Record extracts |

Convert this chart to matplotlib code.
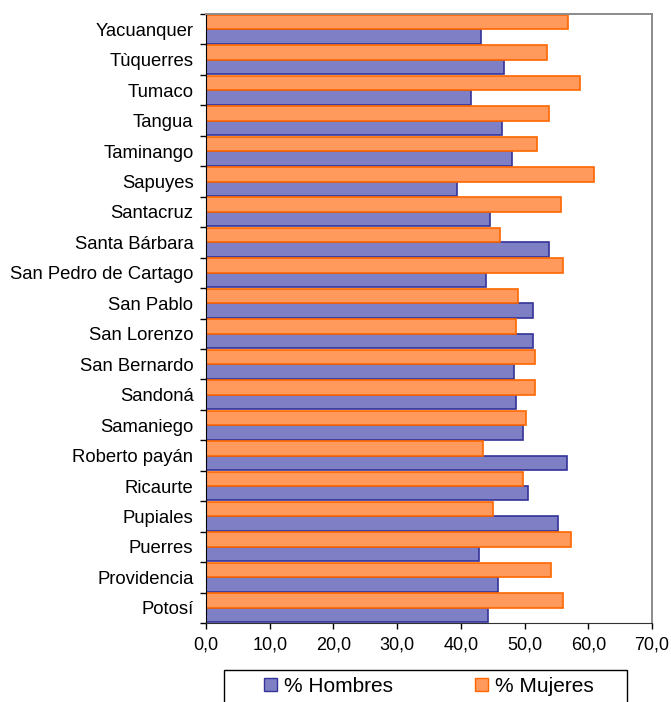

...

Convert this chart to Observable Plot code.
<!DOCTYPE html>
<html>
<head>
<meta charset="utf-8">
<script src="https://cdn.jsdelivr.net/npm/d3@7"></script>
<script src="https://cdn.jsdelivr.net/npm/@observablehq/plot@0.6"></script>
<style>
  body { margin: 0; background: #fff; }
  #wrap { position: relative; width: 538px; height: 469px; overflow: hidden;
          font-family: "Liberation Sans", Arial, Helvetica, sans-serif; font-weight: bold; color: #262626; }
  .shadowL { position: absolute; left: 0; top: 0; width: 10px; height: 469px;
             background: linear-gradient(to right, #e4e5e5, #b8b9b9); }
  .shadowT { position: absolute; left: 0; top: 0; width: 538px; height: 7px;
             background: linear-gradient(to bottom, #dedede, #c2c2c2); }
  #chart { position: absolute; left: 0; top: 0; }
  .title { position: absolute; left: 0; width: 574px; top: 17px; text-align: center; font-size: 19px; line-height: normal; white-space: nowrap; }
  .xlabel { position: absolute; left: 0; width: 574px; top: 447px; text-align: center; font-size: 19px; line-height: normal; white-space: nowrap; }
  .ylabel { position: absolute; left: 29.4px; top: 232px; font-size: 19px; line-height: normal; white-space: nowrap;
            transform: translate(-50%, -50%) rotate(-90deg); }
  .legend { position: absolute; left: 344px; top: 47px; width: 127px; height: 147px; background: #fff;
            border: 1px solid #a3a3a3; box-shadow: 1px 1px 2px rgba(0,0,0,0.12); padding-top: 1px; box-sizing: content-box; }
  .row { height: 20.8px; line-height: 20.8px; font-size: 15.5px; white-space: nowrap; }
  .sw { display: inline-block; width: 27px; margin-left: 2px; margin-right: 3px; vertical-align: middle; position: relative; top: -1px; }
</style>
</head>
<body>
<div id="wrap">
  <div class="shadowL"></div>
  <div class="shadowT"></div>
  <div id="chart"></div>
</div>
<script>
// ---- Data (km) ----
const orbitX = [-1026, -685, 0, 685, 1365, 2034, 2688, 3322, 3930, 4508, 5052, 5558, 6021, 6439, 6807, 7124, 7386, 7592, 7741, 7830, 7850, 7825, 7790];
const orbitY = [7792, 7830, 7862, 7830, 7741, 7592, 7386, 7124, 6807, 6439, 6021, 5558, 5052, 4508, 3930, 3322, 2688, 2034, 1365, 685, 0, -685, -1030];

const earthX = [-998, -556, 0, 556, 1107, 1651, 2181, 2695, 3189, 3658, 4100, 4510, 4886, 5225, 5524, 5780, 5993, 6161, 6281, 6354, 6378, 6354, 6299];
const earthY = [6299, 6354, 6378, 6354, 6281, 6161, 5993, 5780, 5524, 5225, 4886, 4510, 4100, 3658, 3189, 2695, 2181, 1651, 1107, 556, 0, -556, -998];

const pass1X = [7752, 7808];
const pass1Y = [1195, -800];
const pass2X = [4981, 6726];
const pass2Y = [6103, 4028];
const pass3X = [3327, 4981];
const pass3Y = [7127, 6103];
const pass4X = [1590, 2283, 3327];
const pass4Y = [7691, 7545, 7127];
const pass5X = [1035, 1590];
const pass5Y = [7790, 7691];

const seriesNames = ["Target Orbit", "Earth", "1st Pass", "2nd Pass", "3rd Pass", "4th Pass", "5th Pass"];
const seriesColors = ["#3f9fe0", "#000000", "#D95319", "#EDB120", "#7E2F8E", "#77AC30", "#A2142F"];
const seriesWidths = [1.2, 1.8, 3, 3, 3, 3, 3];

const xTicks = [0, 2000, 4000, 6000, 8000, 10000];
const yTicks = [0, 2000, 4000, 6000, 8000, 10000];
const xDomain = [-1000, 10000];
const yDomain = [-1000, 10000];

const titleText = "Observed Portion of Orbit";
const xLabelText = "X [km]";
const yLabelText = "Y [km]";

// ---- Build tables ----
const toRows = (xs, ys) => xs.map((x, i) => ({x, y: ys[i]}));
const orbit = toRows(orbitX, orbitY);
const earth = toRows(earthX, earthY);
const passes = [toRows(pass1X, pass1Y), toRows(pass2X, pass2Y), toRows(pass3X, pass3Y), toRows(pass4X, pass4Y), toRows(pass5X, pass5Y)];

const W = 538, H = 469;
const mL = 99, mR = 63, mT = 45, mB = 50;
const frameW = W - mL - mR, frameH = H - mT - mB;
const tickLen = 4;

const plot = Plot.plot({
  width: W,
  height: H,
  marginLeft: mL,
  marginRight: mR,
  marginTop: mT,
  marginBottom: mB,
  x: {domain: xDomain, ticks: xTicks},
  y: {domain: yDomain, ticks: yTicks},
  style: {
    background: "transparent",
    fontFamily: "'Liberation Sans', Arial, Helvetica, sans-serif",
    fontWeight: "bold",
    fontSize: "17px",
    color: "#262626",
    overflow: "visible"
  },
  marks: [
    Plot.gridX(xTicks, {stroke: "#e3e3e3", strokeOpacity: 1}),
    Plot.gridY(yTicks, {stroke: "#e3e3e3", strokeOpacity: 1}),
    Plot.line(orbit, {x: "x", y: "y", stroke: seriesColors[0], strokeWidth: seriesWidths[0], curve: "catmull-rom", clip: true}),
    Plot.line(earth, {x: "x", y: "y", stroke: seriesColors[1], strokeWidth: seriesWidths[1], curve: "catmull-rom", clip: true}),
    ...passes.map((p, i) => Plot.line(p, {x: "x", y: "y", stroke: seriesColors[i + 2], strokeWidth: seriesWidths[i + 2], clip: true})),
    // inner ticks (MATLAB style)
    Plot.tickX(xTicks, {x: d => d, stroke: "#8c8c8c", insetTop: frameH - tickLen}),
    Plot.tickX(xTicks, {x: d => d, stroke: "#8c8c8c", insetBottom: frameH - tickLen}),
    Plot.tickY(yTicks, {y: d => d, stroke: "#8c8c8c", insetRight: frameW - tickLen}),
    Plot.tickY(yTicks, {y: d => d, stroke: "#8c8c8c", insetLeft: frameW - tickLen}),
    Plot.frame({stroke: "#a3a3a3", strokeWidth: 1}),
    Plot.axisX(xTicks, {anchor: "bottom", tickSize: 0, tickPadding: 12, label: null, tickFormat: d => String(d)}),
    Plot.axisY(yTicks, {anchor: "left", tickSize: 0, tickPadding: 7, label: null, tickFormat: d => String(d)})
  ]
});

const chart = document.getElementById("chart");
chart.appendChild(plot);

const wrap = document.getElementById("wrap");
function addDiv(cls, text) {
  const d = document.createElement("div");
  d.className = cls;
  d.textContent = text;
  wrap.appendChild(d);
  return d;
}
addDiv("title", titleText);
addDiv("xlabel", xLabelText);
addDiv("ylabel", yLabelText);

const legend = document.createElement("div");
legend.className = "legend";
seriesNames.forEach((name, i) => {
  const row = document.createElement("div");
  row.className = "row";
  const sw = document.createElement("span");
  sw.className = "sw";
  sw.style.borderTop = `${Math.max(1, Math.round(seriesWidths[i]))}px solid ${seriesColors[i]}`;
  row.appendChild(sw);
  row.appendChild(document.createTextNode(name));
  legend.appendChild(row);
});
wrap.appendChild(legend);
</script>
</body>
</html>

Instructions to follow |
Count every line of the material above that holds the string "chart", then state only the total.

Problem solution |
6